» Information provided:

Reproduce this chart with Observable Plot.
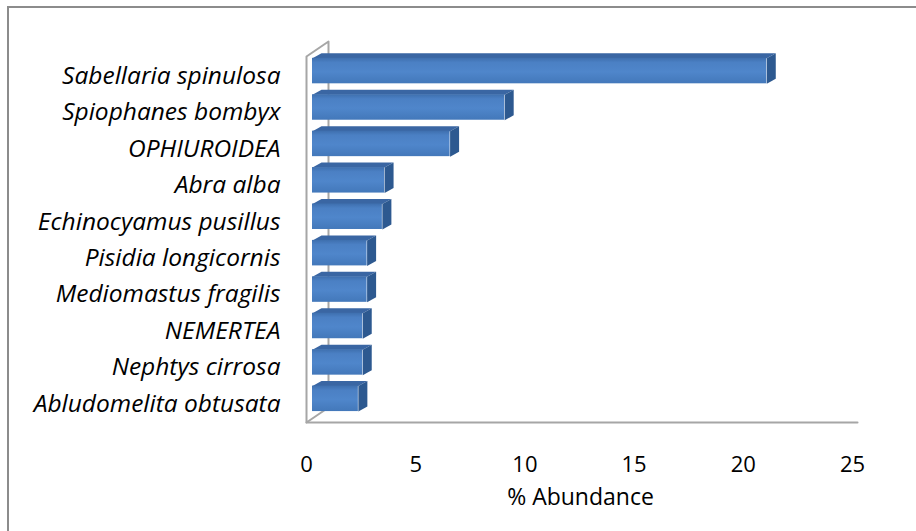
<!DOCTYPE html>
<html>
<head>
<meta charset="utf-8">
<script src="https://cdn.jsdelivr.net/npm/d3@7"></script>
<script src="https://cdn.jsdelivr.net/npm/@observablehq/plot@0.6"></script>
<style>
  body { margin: 0; background: #fff; }
  #chart { position: relative; width: 916px; height: 531px; overflow: hidden; }
  #chart svg { position: absolute; left: 0; top: 0; }
  #frame { position: absolute; left: 7px; top: 6px; right: -4px; bottom: -4px;
           border-top: 2px solid #8c8c8c; border-left: 2px solid #8c8c8c; pointer-events: none; }
</style>
</head>
<body>
<div id="chart"><div id="frame"></div></div>
<script>
// Species, top to bottom
const species = [
  "Sabellaria spinulosa",
  "Spiophanes bombyx",
  "OPHIUROIDEA",
  "Abra alba",
  "Echinocyamus pusillus",
  "Pisidia longicornis",
  "Mediomastus fragilis",
  "NEMERTEA",
  "Nephtys cirrosa",
  "Abludomelita obtusata"
];
// % abundance of each species
const abundance = [20.8, 8.8, 6.3, 3.3, 3.2, 2.5, 2.5, 2.3, 2.3, 2.1];
const xTicks = [0, 5, 10, 15, 20, 25];
const xLabel = "% Abundance";

const W = 916, H = 531;
const marginLeft = 306, marginRight = 64, marginTop = 56, marginBottom = 109;
const xMax = 25, yTop = -0.4, yBottom = 9.65;
const pxX = (W - marginLeft - marginRight) / xMax;          // px per % unit
const pxY = (H - marginTop - marginBottom) / (yBottom - yTop); // px per row

// 3-D depth of bars and walls, converted from pixels to data units
const barHalf = 0.35;
const barDX = 9 / pxX, barDY = 5 / pxY, barShift = 6;
const wallDX = 22 / pxX, wallDY = 15 / pxY;

const rows = species.map((name, i) => ({name, i, value: abundance[i]}));

const topFaces = rows.flatMap(d => [
  {id: d.i, x: 0, y: d.i - barHalf},
  {id: d.i, x: d.value, y: d.i - barHalf},
  {id: d.i, x: d.value + barDX, y: d.i - barHalf - barDY},
  {id: d.i, x: barDX, y: d.i - barHalf - barDY}
]);
const sideFaces = rows.flatMap(d => [
  {id: d.i, x: d.value, y: d.i - barHalf},
  {id: d.i, x: d.value, y: d.i + barHalf},
  {id: d.i, x: d.value + barDX, y: d.i + barHalf - barDY},
  {id: d.i, x: d.value + barDX, y: d.i - barHalf - barDY}
]);

// side wall outline and floor front edge
const wall = [
  {x: 0, y: yBottom}, {x: 0, y: yTop},
  {x: wallDX, y: yTop - wallDY}, {x: wallDX, y: yBottom - wallDY},
  {x: 0, y: yBottom}
];
const floorEdge = [{x: 0, y: yBottom}, {x: xMax + 0.23, y: yBottom}];

const font = "'Open Sans', sans-serif";
const svg = Plot.plot({
  width: W, height: H,
  marginLeft, marginRight, marginTop, marginBottom,
  style: {fontFamily: font, fontSize: "22px", color: "#000", background: "transparent", overflow: "visible"},
  x: {domain: [0, xMax], axis: null},
  y: {domain: [yTop, yBottom], reverse: true, axis: null},
  marks: [
    Plot.line(wall, {x: "x", y: "y", stroke: "#a6a6a6", strokeWidth: 2}),
    Plot.line(floorEdge, {x: "x", y: "y", stroke: "#a6a6a6", strokeWidth: 2}),
    Plot.line(topFaces, {x: "x", y: "y", z: "id", fill: "#3a66a3", stroke: "none", curve: "linear-closed", dx: barShift}),
    Plot.line(sideFaces, {x: "x", y: "y", z: "id", fill: "#2d5990", stroke: "none", curve: "linear-closed", dx: barShift}),
    Plot.rect(rows, {x1: () => 0, x2: "value", y1: d => d.i - barHalf, y2: d => d.i + barHalf, fill: "url(#barFront)", dx: barShift}),
    Plot.text(rows, {x: () => 0, y: "i", text: "name", textAnchor: "end", dx: -26, dy: 5, fontStyle: "italic", fontSize: 24.5, fill: "#000"}),
    Plot.text(xTicks, {x: d => d, frameAnchor: "bottom", text: d => String(d), dy: 49, fontSize: 22, fill: "#000"}),
    Plot.text([xLabel], {frameAnchor: "bottom", text: d => d, dx: 1, dy: 82, fontSize: 23, fill: "#000"})
  ]
});

const defs = d3.select(svg).insert("defs", ":first-child");
const grad = defs.append("linearGradient").attr("id", "barFront")
  .attr("x1", 0).attr("y1", 0).attr("x2", 0).attr("y2", 1);
[["0%", "#3e6fae"], ["18%", "#4b80c4"], ["55%", "#4f86cb"], ["100%", "#4378ba"]]
  .forEach(([o, c]) => grad.append("stop").attr("offset", o).attr("stop-color", c));

document.getElementById("chart").prepend(svg);
</script>
</body>
</html>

» Brief: Report the number of lines in the listing above that include the word "chart", and nothing else.

» Final answer: 5